>> BEGIN DATASET CONTENT

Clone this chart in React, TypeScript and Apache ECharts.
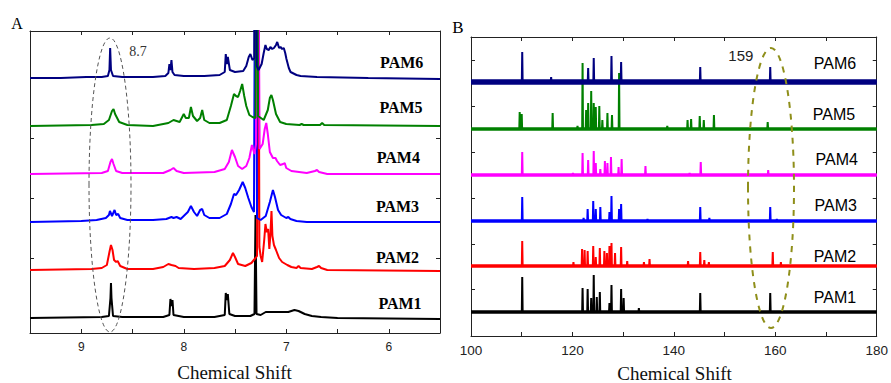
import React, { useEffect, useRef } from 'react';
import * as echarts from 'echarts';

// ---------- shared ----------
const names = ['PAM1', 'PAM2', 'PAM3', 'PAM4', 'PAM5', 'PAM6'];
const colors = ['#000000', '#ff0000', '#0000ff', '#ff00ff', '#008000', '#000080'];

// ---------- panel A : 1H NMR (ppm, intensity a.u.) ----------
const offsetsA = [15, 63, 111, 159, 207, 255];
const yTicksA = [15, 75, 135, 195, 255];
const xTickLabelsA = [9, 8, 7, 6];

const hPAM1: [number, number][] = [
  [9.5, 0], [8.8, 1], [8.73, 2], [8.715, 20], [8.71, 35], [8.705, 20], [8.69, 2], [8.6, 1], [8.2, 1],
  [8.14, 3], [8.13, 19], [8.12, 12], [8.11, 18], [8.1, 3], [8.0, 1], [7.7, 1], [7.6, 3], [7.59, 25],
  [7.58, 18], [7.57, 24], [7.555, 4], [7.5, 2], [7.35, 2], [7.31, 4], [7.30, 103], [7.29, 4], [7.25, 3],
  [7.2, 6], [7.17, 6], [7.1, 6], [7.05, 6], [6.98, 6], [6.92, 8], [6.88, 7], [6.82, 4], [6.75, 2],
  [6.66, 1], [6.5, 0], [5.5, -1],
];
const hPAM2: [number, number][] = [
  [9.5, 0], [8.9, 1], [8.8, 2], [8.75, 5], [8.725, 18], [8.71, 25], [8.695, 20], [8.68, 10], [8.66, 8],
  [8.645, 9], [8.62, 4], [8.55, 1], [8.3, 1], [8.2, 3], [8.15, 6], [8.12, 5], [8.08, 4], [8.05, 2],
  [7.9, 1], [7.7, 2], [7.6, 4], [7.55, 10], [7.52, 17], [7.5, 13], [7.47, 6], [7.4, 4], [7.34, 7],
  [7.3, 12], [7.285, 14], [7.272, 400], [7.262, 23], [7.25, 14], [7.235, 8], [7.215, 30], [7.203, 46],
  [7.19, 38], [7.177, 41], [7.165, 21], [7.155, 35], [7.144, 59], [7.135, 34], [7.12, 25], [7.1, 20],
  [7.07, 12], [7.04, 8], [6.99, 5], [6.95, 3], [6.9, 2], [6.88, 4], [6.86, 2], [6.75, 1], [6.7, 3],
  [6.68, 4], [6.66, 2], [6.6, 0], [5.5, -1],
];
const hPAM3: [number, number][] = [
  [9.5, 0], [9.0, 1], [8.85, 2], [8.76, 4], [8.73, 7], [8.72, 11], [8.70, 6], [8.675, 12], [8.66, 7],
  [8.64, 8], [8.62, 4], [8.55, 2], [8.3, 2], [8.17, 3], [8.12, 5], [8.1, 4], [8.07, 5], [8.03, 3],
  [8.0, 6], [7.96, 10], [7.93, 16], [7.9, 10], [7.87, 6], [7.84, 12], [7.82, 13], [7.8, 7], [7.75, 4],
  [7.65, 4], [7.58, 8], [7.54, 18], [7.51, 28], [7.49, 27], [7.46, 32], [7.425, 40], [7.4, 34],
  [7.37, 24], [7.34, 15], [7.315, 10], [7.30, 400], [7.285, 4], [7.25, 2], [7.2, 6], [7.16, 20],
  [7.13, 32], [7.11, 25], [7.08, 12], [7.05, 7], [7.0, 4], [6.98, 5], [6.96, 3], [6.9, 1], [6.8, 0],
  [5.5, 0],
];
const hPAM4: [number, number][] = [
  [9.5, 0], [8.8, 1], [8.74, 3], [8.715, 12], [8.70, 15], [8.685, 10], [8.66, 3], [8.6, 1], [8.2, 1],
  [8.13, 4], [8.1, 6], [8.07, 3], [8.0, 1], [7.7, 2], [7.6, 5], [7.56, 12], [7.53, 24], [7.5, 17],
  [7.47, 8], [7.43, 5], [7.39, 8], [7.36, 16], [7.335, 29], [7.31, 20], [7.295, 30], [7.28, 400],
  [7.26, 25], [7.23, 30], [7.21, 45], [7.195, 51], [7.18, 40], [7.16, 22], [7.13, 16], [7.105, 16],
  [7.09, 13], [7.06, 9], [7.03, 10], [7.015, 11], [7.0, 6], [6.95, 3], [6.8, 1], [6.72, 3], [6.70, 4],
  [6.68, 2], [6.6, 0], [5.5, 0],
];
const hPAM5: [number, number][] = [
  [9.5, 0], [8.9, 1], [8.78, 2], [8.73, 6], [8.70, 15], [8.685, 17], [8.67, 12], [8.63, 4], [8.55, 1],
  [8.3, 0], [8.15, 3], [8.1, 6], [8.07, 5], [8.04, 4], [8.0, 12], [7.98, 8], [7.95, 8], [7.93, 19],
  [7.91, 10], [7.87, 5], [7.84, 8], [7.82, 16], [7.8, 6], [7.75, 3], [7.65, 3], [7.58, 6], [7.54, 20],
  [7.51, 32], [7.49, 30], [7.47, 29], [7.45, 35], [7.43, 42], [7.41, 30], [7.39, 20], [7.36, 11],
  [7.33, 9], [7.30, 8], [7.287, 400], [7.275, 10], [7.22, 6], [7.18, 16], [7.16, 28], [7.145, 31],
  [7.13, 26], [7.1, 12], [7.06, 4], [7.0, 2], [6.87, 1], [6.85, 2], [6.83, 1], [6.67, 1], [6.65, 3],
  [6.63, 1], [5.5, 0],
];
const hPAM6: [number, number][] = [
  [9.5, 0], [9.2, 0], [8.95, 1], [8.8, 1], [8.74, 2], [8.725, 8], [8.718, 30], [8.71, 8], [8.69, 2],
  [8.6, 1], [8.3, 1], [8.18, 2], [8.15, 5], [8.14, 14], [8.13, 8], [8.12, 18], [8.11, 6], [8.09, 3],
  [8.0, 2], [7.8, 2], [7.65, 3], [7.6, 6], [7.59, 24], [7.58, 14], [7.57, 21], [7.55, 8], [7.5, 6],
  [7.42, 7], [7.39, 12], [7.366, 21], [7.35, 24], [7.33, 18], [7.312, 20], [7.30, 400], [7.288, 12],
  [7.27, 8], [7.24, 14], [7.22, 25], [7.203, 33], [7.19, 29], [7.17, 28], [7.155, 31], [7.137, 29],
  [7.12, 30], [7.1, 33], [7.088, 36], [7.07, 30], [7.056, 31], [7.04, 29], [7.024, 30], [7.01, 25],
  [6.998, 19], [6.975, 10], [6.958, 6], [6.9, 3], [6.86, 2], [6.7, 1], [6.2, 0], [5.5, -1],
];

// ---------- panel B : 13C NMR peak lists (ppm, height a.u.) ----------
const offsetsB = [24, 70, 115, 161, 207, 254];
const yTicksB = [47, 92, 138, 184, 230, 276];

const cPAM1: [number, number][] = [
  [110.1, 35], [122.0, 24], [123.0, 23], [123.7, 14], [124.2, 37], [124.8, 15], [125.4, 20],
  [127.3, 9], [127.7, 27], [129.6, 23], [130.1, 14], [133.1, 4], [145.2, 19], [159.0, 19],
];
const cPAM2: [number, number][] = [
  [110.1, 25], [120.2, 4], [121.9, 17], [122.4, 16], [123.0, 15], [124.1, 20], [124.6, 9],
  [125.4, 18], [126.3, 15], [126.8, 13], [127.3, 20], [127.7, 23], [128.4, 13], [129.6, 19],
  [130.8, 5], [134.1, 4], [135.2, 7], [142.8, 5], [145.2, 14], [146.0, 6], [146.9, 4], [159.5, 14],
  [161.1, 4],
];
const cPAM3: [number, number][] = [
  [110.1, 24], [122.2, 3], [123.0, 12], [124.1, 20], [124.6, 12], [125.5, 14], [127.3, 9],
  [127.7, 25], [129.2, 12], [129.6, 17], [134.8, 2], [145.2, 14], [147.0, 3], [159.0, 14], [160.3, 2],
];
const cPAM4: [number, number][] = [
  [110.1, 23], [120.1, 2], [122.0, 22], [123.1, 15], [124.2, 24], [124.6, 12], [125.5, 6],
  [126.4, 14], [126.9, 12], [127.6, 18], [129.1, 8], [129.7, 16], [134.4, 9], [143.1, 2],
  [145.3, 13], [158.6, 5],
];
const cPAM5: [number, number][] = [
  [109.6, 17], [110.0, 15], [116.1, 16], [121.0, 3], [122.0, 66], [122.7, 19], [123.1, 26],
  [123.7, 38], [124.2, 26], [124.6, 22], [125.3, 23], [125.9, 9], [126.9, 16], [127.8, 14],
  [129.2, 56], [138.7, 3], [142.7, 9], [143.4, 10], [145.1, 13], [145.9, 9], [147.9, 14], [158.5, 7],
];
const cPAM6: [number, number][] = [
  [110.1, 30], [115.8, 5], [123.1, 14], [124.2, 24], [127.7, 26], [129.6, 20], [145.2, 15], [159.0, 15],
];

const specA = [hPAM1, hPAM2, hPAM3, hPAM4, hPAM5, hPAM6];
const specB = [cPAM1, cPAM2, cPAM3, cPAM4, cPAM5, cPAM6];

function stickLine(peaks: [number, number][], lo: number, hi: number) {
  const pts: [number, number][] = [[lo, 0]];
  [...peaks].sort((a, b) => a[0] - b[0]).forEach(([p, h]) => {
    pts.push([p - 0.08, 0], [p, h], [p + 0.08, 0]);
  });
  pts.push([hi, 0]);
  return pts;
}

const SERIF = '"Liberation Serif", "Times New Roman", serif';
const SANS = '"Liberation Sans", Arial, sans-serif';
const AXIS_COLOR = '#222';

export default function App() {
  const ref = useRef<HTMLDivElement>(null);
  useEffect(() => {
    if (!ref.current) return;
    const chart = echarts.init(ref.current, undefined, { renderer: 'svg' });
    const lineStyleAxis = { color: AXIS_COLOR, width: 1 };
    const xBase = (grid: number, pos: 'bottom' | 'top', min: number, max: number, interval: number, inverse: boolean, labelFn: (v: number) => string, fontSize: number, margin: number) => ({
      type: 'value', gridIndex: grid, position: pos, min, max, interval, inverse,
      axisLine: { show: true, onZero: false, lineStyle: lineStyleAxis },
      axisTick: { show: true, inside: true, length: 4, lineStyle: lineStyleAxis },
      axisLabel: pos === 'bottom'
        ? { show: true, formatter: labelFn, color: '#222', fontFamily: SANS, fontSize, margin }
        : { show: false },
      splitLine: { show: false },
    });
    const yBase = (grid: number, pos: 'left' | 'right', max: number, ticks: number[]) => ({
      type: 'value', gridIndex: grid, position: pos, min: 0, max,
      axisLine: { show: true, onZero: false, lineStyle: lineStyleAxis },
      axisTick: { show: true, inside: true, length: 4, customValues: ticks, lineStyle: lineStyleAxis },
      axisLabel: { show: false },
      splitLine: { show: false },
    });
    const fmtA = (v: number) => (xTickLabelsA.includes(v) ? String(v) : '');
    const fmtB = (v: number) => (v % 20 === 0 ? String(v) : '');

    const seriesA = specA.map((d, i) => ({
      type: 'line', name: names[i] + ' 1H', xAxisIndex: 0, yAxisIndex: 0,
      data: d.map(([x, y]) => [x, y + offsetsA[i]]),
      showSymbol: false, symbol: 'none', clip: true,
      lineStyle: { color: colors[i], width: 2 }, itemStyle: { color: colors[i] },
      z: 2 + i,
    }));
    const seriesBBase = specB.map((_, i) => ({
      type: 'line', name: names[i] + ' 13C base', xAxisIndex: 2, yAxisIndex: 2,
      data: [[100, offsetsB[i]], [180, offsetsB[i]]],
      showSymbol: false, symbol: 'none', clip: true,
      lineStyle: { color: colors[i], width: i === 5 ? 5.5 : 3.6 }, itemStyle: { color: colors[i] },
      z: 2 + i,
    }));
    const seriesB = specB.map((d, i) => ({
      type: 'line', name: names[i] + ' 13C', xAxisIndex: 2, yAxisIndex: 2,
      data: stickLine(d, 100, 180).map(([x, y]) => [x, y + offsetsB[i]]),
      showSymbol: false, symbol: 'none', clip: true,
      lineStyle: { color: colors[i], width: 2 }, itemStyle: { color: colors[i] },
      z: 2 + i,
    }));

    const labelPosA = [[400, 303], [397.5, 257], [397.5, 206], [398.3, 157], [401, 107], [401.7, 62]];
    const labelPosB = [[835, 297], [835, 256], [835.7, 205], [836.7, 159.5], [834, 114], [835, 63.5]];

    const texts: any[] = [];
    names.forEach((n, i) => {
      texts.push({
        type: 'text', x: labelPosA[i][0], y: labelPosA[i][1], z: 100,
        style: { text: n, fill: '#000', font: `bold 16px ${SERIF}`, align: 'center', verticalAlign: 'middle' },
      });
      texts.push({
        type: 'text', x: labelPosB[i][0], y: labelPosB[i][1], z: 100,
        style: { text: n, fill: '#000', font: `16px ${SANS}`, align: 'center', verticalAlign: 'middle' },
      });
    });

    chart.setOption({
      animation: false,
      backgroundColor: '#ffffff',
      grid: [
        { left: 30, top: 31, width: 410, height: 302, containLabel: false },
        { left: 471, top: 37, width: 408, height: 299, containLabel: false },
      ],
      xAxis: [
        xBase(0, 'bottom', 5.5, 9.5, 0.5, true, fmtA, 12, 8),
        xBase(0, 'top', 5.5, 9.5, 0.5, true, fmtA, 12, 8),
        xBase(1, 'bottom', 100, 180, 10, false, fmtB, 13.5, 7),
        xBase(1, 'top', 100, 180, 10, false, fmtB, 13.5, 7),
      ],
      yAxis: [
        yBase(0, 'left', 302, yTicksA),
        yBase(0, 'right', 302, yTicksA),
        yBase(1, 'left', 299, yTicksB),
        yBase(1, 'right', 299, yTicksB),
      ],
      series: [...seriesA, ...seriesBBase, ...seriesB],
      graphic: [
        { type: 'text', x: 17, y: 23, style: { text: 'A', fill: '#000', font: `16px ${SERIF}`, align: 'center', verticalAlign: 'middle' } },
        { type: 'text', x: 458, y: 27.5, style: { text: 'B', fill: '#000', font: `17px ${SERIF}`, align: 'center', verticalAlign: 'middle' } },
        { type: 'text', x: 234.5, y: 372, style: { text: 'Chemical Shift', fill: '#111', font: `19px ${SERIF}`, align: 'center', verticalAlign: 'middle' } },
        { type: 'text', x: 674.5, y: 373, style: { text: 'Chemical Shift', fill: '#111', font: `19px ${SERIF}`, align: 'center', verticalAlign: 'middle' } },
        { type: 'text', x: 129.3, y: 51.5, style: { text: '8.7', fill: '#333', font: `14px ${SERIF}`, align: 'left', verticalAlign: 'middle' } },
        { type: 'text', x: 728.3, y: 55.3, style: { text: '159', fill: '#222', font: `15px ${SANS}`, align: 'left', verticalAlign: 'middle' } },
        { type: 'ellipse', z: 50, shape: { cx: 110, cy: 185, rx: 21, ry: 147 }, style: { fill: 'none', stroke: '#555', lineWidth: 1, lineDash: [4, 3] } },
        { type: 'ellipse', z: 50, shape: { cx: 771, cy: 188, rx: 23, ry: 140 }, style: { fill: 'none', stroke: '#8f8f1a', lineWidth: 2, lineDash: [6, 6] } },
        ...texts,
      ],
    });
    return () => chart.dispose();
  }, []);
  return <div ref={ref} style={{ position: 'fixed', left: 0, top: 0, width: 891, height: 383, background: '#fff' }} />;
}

>> END DATASET CONTENT

Begin at the first line of the data above and repeat each line exactly, stopping after the line containing "const xTickLabelsA = [9, 8, 7, 6];". Omit the pictures.

Clone this chart in React, TypeScript and Apache ECharts.
import React, { useEffect, useRef } from 'react';
import * as echarts from 'echarts';

// ---------- shared ----------
const names = ['PAM1', 'PAM2', 'PAM3', 'PAM4', 'PAM5', 'PAM6'];
const colors = ['#000000', '#ff0000', '#0000ff', '#ff00ff', '#008000', '#000080'];

// ---------- panel A : 1H NMR (ppm, intensity a.u.) ----------
const offsetsA = [15, 63, 111, 159, 207, 255];
const yTicksA = [15, 75, 135, 195, 255];
const xTickLabelsA = [9, 8, 7, 6];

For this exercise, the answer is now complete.